***** Records to process *****

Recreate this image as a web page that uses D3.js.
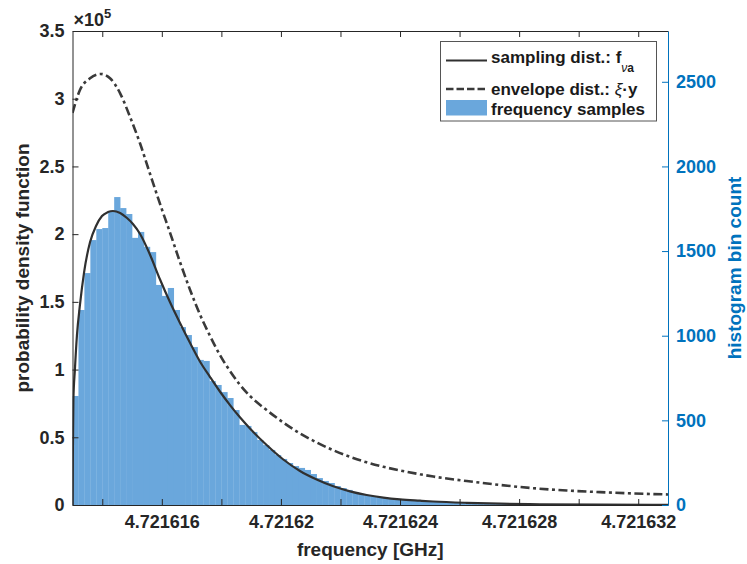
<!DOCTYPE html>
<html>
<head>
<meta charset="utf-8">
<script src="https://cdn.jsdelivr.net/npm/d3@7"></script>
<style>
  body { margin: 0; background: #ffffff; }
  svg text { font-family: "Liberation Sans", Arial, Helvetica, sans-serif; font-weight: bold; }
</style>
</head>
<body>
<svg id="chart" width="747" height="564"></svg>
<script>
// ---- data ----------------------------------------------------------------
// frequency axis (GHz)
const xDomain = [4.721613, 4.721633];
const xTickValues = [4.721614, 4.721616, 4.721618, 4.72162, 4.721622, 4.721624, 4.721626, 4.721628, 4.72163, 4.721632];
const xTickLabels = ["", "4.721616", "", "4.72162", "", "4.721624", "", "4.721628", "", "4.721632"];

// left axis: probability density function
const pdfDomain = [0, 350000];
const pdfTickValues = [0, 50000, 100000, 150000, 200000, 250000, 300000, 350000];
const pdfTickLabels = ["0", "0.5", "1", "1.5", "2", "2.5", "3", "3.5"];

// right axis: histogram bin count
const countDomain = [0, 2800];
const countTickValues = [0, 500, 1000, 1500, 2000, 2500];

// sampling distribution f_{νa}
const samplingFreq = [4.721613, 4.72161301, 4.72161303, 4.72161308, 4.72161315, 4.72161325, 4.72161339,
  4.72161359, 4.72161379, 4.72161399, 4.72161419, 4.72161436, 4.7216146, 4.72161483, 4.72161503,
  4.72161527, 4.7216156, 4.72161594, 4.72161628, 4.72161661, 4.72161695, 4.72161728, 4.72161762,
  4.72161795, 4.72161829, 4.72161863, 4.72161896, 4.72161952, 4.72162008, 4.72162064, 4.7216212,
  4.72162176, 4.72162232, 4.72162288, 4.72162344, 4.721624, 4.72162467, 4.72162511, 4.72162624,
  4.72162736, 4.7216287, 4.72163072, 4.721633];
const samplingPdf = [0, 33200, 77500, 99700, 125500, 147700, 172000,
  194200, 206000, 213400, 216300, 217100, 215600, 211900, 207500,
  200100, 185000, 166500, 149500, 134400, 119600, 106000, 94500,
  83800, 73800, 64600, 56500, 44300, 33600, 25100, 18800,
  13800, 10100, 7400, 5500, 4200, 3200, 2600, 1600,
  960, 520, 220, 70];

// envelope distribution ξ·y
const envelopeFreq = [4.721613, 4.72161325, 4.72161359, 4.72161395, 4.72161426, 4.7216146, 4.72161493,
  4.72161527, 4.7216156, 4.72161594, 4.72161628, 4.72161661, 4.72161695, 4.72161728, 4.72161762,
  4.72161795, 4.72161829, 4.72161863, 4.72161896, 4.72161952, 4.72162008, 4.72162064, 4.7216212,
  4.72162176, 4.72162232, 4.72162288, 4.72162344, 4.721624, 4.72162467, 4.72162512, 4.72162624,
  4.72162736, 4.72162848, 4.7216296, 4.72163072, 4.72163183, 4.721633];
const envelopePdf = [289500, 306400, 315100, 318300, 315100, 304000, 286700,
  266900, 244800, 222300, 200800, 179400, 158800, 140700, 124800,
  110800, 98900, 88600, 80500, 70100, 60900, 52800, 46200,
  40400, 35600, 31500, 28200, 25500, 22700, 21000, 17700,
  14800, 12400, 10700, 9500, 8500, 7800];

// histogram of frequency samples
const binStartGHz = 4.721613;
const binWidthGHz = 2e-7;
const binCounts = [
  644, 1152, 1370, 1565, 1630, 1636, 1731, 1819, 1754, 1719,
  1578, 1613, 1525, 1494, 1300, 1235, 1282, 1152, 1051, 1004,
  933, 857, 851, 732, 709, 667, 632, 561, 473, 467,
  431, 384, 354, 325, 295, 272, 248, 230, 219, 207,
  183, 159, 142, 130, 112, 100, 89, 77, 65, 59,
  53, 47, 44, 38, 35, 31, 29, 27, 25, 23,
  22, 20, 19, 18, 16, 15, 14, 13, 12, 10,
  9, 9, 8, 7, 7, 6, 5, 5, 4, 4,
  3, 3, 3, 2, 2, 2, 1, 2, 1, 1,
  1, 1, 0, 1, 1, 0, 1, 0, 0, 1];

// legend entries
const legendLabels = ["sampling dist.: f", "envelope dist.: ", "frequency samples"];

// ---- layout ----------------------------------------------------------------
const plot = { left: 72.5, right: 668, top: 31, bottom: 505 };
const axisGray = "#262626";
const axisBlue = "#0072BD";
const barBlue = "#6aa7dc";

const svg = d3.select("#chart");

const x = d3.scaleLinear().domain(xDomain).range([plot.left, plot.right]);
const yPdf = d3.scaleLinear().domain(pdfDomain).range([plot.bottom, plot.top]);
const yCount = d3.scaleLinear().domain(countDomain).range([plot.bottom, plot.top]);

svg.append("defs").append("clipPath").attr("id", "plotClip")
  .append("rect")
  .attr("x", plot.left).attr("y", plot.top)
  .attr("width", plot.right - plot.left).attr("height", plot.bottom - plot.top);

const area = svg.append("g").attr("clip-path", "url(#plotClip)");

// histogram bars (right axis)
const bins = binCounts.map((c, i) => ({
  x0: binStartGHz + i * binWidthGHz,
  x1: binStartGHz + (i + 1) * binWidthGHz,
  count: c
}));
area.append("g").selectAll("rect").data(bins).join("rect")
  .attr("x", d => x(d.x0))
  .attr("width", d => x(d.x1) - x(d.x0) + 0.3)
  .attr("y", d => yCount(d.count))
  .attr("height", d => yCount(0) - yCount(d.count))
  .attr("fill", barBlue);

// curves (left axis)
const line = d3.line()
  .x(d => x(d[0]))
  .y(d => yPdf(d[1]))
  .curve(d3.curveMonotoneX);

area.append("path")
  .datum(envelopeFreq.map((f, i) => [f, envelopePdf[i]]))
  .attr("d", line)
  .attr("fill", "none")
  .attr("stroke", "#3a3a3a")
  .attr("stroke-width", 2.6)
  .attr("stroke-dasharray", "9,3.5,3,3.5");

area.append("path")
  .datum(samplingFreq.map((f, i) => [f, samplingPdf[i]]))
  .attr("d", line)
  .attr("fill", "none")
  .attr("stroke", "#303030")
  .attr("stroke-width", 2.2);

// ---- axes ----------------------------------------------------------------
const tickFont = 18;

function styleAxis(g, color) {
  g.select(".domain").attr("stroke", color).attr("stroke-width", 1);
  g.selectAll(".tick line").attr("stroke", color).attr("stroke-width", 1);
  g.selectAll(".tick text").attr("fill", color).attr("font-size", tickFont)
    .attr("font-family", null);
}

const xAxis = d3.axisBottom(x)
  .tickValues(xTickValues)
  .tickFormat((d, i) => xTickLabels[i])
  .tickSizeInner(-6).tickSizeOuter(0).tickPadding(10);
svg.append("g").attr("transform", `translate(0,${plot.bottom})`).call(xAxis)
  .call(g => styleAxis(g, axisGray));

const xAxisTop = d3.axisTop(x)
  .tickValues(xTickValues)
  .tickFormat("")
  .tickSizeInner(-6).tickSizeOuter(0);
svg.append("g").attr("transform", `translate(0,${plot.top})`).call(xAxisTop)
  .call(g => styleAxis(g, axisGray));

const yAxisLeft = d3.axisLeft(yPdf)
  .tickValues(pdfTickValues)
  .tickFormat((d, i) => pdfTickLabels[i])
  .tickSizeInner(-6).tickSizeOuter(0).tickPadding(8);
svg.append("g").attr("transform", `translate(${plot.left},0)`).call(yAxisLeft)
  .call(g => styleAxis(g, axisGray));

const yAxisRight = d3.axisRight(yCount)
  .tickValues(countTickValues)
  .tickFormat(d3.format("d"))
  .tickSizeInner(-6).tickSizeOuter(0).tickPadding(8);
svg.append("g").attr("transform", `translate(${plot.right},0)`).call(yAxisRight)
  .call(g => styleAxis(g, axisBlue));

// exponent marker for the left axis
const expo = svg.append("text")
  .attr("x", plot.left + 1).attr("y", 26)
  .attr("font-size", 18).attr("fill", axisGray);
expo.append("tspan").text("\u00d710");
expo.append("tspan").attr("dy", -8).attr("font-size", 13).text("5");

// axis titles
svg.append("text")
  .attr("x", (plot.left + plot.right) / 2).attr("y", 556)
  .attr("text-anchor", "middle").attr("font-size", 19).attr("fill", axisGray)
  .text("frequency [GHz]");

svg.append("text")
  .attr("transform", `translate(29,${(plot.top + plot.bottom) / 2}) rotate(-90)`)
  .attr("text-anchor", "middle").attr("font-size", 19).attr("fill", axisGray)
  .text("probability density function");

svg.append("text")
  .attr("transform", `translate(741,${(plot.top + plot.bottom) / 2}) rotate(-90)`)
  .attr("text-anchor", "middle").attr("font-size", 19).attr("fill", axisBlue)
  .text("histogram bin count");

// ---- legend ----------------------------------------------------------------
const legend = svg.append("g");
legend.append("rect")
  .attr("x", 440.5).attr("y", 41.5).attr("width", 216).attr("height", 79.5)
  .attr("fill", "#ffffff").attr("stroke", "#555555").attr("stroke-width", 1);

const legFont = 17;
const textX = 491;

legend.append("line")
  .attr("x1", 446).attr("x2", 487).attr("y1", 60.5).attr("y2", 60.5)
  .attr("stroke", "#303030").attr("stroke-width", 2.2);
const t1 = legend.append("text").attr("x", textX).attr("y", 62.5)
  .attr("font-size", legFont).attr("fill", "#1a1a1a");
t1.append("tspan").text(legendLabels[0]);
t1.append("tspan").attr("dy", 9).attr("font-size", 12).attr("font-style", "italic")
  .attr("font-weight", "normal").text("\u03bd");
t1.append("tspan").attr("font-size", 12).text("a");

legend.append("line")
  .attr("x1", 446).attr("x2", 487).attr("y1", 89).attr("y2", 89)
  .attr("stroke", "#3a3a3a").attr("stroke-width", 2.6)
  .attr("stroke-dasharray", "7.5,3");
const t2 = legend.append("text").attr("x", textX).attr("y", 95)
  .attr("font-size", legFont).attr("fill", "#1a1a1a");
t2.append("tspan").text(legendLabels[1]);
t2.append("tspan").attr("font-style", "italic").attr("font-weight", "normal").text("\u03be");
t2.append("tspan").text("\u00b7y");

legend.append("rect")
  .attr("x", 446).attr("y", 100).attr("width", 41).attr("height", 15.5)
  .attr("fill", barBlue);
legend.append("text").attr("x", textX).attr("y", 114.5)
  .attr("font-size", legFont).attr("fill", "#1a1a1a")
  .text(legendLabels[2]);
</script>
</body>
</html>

*****
***** Records to process *****

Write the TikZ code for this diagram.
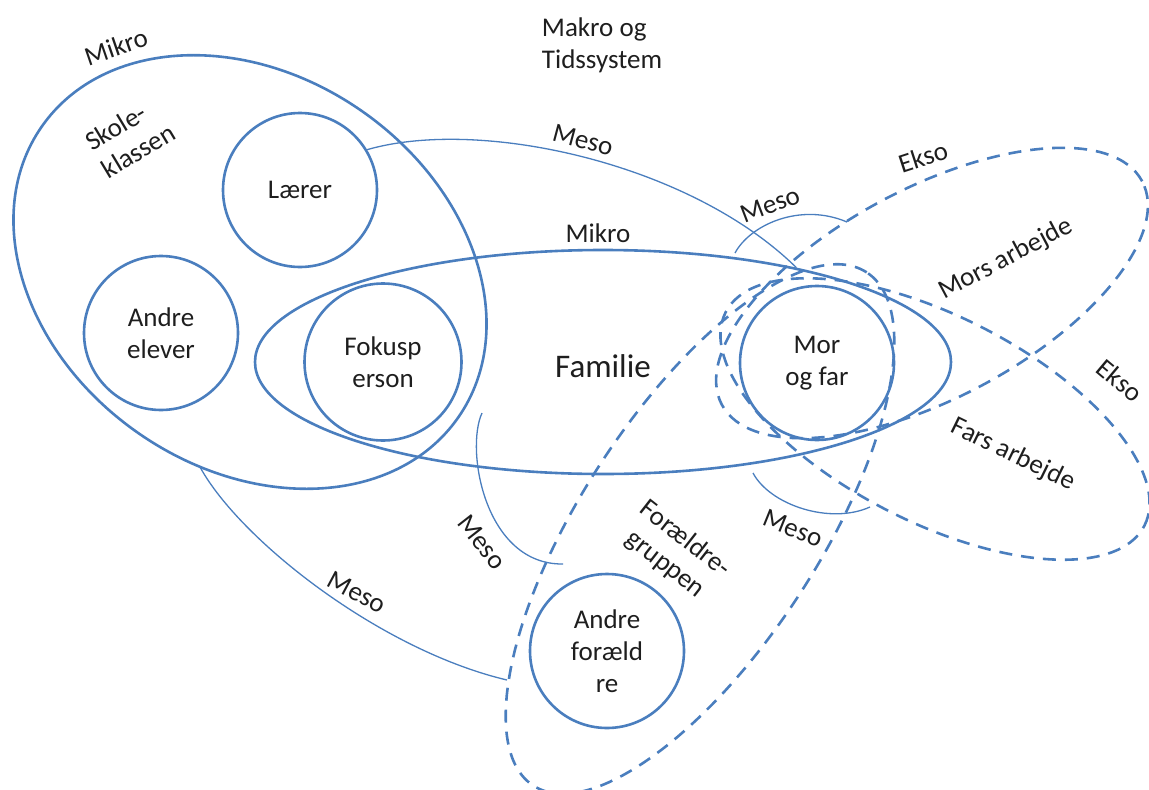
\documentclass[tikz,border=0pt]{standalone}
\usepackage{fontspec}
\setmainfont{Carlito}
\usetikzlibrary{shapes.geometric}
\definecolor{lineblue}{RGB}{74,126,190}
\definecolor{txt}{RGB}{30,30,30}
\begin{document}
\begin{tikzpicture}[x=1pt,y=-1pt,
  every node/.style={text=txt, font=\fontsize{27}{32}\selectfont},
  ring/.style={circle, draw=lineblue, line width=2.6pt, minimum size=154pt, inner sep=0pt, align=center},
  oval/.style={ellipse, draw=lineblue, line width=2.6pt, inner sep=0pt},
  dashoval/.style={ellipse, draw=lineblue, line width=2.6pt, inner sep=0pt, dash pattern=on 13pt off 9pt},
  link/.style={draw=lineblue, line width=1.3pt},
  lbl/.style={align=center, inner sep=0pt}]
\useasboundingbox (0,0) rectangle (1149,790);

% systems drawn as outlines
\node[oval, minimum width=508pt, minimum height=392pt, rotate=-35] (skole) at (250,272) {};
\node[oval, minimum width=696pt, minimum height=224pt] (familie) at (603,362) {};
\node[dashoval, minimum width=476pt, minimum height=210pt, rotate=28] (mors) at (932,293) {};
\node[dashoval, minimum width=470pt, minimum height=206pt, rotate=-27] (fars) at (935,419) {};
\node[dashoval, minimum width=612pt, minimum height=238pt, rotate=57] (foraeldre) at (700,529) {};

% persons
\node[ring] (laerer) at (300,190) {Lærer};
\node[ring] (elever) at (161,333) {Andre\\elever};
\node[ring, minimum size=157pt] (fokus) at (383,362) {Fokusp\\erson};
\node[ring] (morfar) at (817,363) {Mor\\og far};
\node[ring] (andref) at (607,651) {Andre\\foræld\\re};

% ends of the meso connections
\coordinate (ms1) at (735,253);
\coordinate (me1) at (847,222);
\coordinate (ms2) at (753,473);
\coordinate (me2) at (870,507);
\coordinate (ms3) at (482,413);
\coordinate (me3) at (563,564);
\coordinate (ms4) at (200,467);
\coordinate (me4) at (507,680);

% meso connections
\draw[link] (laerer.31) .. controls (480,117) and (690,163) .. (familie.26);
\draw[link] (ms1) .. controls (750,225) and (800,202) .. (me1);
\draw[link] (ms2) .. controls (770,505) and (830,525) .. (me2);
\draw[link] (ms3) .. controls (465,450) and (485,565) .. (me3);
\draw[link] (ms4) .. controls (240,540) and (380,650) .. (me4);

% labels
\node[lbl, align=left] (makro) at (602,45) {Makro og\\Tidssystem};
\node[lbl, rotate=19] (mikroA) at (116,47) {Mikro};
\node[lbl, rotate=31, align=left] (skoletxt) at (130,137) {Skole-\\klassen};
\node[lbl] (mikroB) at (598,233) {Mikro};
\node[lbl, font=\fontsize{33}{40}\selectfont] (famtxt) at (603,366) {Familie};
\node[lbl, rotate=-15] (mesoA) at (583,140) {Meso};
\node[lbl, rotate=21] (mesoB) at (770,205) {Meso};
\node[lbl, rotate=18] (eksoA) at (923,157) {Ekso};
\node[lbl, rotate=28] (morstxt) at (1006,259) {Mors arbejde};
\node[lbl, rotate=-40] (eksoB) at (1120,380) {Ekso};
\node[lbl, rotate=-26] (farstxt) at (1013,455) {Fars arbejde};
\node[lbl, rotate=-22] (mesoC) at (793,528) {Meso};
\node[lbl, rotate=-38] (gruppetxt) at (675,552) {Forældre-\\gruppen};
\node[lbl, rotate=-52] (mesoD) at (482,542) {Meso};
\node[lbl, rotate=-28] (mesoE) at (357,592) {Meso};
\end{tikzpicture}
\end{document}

*****

_Written instruction_: Copy exactly the material above from the line with "Write the TikZ code for this diagram." to the line with "(0,0) rectangle (1149,790);", ends included, and nothing else. Leave out any picture.

_Reply_:
Write the TikZ code for this diagram.
\documentclass[tikz,border=0pt]{standalone}
\usepackage{fontspec}
\setmainfont{Carlito}
\usetikzlibrary{shapes.geometric}
\definecolor{lineblue}{RGB}{74,126,190}
\definecolor{txt}{RGB}{30,30,30}
\begin{document}
\begin{tikzpicture}[x=1pt,y=-1pt,
  every node/.style={text=txt, font=\fontsize{27}{32}\selectfont},
  ring/.style={circle, draw=lineblue, line width=2.6pt, minimum size=154pt, inner sep=0pt, align=center},
  oval/.style={ellipse, draw=lineblue, line width=2.6pt, inner sep=0pt},
  dashoval/.style={ellipse, draw=lineblue, line width=2.6pt, inner sep=0pt, dash pattern=on 13pt off 9pt},
  link/.style={draw=lineblue, line width=1.3pt},
  lbl/.style={align=center, inner sep=0pt}]
\useasboundingbox (0,0) rectangle (1149,790);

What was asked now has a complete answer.